Why fine dining restaurants and small seaters have gone the table reservation deposit route
The Hindu
The rise in no-shows, combined with rising overhead costs, is prompting fine dining restaurants and intimate spaces to require deposits before confirming table reservations
A month or so ago, Chindi Varadarajulu — creative chef and partner at Chennai-based Pumpkin Tales and Zhouyu — received a table reservation for a group of 27 at her Asian restaurant. “It was for a weekday and we discussed the menu, and they pre-ordered their soups and appetisers as well,” says Chindi, adding that they received a reservation enquiry for an even larger group of 45 for the same day, but “we had to turn it down as the former group booked first”. When the day arrived, the whole group cancelled.

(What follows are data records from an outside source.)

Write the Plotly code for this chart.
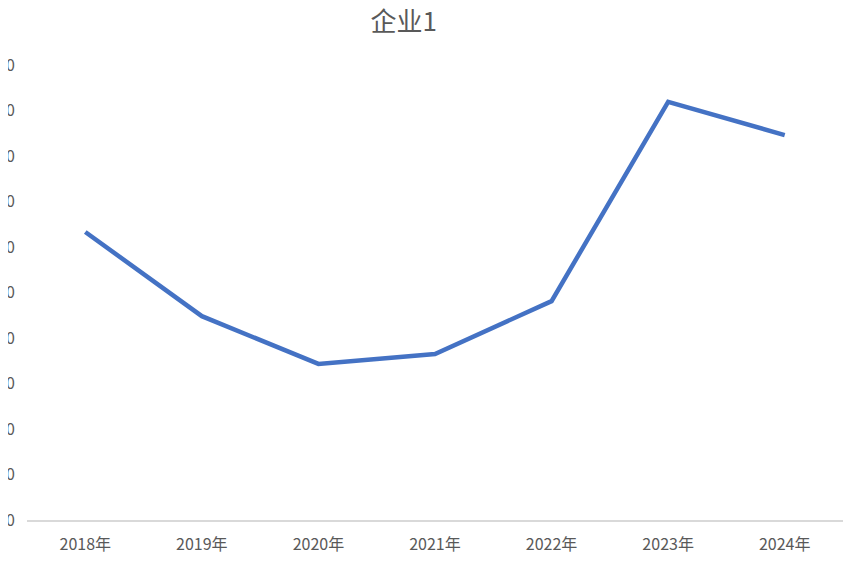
import plotly.graph_objects as go

years = ["2018年", "2019年", "2020年", "2021年", "2022年", "2023年", "2024年"]
values = [63.3, 44.8, 34.3, 36.5, 48.1, 91.9, 84.6]
y_ticks = [0, 10, 20, 30, 40, 50, 60, 70, 80, 90, 100]

fig = go.Figure()
fig.add_trace(go.Scatter(x=years, y=values, mode="lines",
                         line=dict(color="#4472C4", width=4.5)))

fig.update_layout(
    width=853, height=564,
    margin=dict(l=19, r=18, t=57, b=52),
    paper_bgcolor="white", plot_bgcolor="white",
    font=dict(family="Noto Sans CJK SC, Microsoft YaHei, sans-serif", color="#595959", size=15),
    title=dict(text="企业1", x=0.464, xanchor="center", y=0.975, yanchor="middle",
               font=dict(size=26, color="#595959")),
    showlegend=False,
    xaxis=dict(showgrid=False, showline=True, linecolor="#D9D9D9", linewidth=1.5,
               ticks="", tickfont=dict(size=16, color="#595959"), ticklabelstandoff=9,
               range=[-0.5, 6.5]),
    yaxis=dict(showgrid=False, showline=False, zeroline=False, range=[0, 100],
               tickvals=y_ticks, ticktext=[str(v) for v in y_ticks],
               tickfont=dict(size=16, color="#595959"), automargin=False,
               ticklabelstandoff=11),
)

fig.write_html("out.html")
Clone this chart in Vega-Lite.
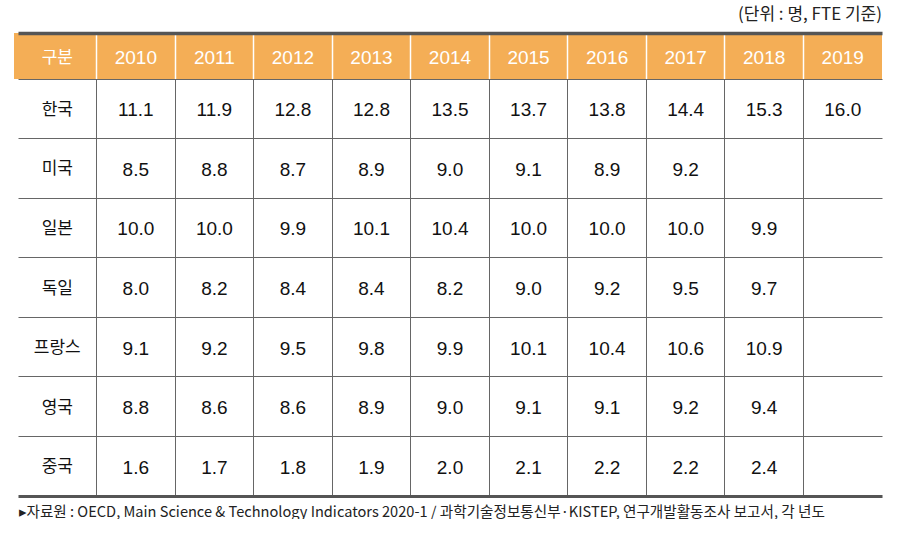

“Running a business is not glory, it’s hard work with a lot of overheads. When we take bookings for large groups, more chefs and staff are called in, dishes are prepped, etc. It’s upsetting when people don’t show up,” says Chindi, who has been vocal about the concept of table reservation deposits in India. In fact, she is one of the first to take steps in that direction in Chennai, a city that has not seen restaurants taking to the concept unlike Bengaluru (Farmlore, Homiga) and Mumbai (The Table, Circle Sixty Nine) that have several players charging diners a deposit to book a table.
“I don’t know why anyone hasn’t introduced it in Chennai; maybe they are nervous. But someone has to do it, and perhaps then they will follow,” says Chindi, who plans to charge larger groups for a deposit (that will be adjusted to their final bill) by early next year, and has tightened existing policies over the last few weeks. “Now, if you book a table with us, you receive a WhatsApp text and SMS with the booking details. A table for four or less people gets a 90-minute slot, and for groups of six and above, it is two hours. If you need more time, you can let us know. We request diners to be on time and if they are late by say 10 minutes, it gets reduced from their dining slot,” explains Chindi. “From movies to flights, everything gets cancelled if you are late. So, why not a restaurant reservation?” she asks.
Eyes on Bengaluru
“The idea is not to militarise dining, but to hold diners accountable for a reservation made,” says Kavan Kuttappa of Bengaluru’s infamously tough-to-reserve Naru Noodle Bar. He has had a prepaid system in place, ever since he launched the restaurant. “We started as a takeaway service in 2022, and ran that for six months before opening the restaurant the same year. As we were cooking during the lockdown we did not want to deal with people backing out at the last minute, and the concept stuck,” he says of the 20-seater restaurant where he charges diners a redeemable ₹1,000 deposit for individual counter seats. “It is a small space, and a few empty seats really impact revenue. This is unlike a 200-300 seater restaurant, and even one cancellation pinches. Any experience is ticketed nowadays, and this concept will catch on,” adds Kavan.
A sentiment common among most restaurateurs in the Garden City, that has a high percentage of restaurants that charge a table-reservation deposit. At Wine In Progress, the wine bar that was launched in April this year at Courtyard, founder Akhila Srinivas started charging diners a ₹1,000 deposit a month after they opened. “After the first few weeks, we had many no-shows, which is a big deal for a 14-seater bar. It is an entire day’s loss. As it gets controlled and smaller from our end, we had to ensure filling up the seats. We still have people who don’t show up, but the blow has lessened,” says Akhila, who also helms The Conservatory where several ticketed pop-ups and events are held.
“For a la carte pop-ups, we make a reservation against a fee of around ₹1,000-₹2,500 depending on what the offering is. For example, a burger shop would cost you less than a pop-up that has a range of small plates, and the idea is to get people to try more dishes. For a tasting menu with six to eight courses, it is above ₹3,000,” explains Akhila, “There are ovens running, lights on… these are all hidden costs for the customer but real for us. Larger spaces have the capacity to absorb these costs, but we may not have that luxury.”